__EXERCISE INSTRUCTIONS__.
Reproduce the listing below exactly, beginning with its first line and ending with the line that holds "groups = ['All"; pictures are not part of the copy.
== MATERIAL ==
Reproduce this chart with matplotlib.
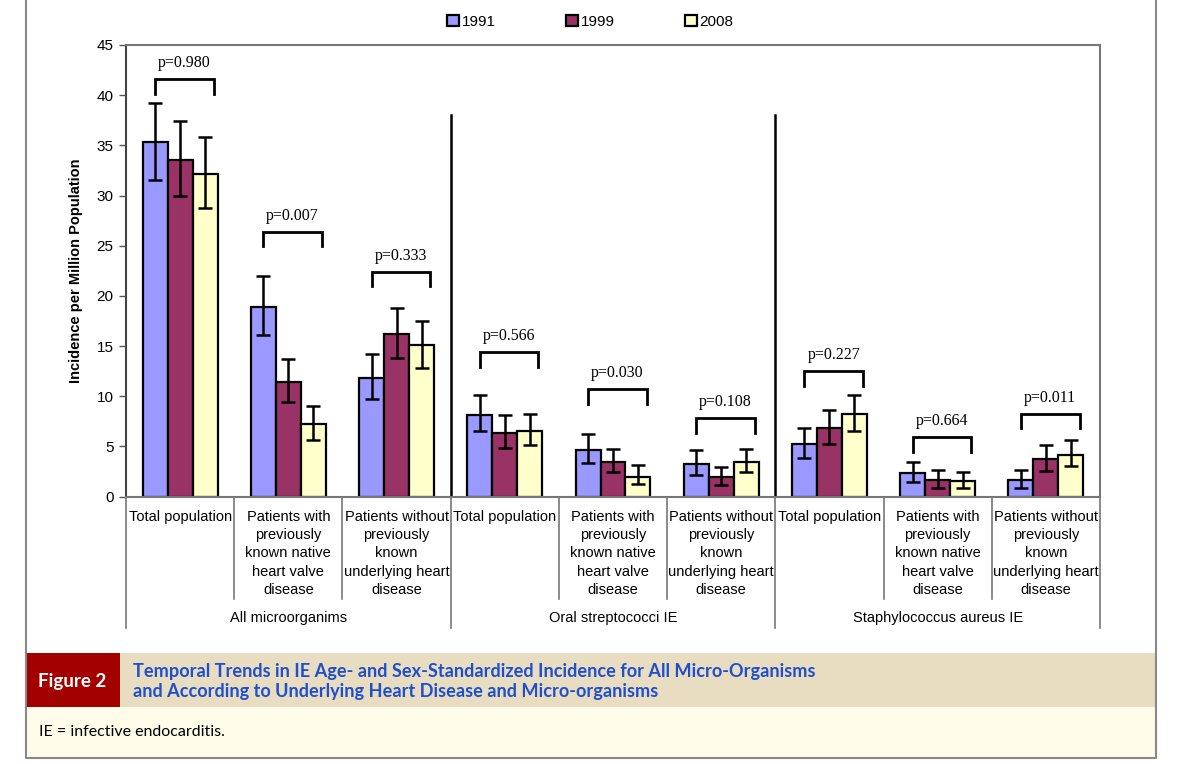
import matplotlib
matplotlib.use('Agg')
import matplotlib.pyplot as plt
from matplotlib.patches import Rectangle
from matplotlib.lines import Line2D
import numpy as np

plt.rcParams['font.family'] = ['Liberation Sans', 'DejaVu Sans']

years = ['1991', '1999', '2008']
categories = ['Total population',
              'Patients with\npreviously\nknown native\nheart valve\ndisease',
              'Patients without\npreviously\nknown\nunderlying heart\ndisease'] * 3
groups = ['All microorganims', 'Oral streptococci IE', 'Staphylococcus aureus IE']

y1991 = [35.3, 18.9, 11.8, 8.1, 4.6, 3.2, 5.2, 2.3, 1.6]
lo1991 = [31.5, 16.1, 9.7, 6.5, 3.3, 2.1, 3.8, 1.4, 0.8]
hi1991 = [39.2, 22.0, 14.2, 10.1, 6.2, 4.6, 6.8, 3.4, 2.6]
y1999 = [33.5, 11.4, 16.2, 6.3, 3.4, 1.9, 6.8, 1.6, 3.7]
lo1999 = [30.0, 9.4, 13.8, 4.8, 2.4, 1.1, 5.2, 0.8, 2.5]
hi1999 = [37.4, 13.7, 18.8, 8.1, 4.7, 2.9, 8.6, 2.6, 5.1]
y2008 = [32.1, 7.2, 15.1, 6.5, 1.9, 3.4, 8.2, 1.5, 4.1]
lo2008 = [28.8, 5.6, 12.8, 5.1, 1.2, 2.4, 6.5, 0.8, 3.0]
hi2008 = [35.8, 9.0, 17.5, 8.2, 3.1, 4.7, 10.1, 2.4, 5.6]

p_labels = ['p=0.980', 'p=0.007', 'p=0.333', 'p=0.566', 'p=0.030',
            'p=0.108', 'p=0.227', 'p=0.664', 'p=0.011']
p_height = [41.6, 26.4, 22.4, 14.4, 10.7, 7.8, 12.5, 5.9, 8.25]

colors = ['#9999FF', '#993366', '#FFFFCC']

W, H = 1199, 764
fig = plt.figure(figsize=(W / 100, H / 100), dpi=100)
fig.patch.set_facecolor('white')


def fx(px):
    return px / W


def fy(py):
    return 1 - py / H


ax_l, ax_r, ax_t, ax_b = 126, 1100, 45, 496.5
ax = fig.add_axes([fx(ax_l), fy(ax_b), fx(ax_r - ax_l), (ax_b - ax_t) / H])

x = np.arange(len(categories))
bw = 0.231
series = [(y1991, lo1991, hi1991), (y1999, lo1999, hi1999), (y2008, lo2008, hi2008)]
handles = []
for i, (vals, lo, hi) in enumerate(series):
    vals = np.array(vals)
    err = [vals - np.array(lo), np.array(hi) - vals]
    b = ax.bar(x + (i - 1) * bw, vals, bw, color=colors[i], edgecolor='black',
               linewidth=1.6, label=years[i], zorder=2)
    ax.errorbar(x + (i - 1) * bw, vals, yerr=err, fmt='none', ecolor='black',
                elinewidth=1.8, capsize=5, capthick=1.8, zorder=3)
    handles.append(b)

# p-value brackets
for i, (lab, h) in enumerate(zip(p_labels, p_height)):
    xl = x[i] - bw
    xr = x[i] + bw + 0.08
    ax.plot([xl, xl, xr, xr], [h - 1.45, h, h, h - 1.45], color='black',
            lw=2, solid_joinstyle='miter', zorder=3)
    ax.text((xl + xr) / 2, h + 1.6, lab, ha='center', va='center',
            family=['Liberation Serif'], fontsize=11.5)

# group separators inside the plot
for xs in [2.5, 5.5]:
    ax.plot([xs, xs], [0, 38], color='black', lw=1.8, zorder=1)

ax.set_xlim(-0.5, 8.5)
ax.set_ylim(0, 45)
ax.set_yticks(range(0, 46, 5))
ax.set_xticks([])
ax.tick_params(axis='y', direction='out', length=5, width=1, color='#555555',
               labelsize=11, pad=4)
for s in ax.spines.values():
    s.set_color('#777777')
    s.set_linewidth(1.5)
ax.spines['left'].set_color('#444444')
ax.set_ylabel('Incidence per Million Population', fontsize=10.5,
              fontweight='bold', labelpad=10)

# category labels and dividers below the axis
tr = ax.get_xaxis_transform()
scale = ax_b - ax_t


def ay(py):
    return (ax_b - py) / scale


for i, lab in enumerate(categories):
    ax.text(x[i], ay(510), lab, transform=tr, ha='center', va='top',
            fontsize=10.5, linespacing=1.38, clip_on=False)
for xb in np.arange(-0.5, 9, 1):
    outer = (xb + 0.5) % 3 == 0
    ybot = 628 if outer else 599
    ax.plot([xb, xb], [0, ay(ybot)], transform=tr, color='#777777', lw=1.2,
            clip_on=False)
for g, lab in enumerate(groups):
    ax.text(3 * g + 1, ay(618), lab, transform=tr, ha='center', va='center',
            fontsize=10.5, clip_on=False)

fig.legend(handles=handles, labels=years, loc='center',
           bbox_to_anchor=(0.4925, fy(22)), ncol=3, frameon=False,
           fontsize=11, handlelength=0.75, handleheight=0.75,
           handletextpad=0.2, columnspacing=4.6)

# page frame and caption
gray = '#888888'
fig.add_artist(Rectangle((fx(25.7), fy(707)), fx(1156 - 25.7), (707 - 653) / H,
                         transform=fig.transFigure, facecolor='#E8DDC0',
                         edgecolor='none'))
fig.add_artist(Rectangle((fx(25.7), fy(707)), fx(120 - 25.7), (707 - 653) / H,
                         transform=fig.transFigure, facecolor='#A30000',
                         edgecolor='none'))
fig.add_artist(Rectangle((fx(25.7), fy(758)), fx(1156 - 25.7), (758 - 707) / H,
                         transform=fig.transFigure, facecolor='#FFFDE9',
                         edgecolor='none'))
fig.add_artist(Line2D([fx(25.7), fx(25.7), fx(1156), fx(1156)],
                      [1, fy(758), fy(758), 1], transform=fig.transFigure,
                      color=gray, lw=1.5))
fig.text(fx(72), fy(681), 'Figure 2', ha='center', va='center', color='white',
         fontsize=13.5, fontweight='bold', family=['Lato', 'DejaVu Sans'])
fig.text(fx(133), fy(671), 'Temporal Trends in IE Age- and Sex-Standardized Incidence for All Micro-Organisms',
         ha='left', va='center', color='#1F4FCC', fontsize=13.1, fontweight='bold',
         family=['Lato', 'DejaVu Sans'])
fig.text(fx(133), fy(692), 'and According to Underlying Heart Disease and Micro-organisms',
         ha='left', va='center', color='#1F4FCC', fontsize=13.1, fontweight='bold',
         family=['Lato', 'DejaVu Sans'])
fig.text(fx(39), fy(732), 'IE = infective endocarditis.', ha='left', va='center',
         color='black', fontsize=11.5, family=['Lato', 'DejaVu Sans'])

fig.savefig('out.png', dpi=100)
===
__THE RESPONSE__.
Reproduce this chart with matplotlib.
import matplotlib
matplotlib.use('Agg')
import matplotlib.pyplot as plt
from matplotlib.patches import Rectangle
from matplotlib.lines import Line2D
import numpy as np

plt.rcParams['font.family'] = ['Liberation Sans', 'DejaVu Sans']

years = ['1991', '1999', '2008']
categories = ['Total population',
              'Patients with\npreviously\nknown native\nheart valve\ndisease',
              'Patients without\npreviously\nknown\nunderlying heart\ndisease'] * 3
groups = ['All microorganims', 'Oral streptococci IE', 'Staphylococcus aureus IE']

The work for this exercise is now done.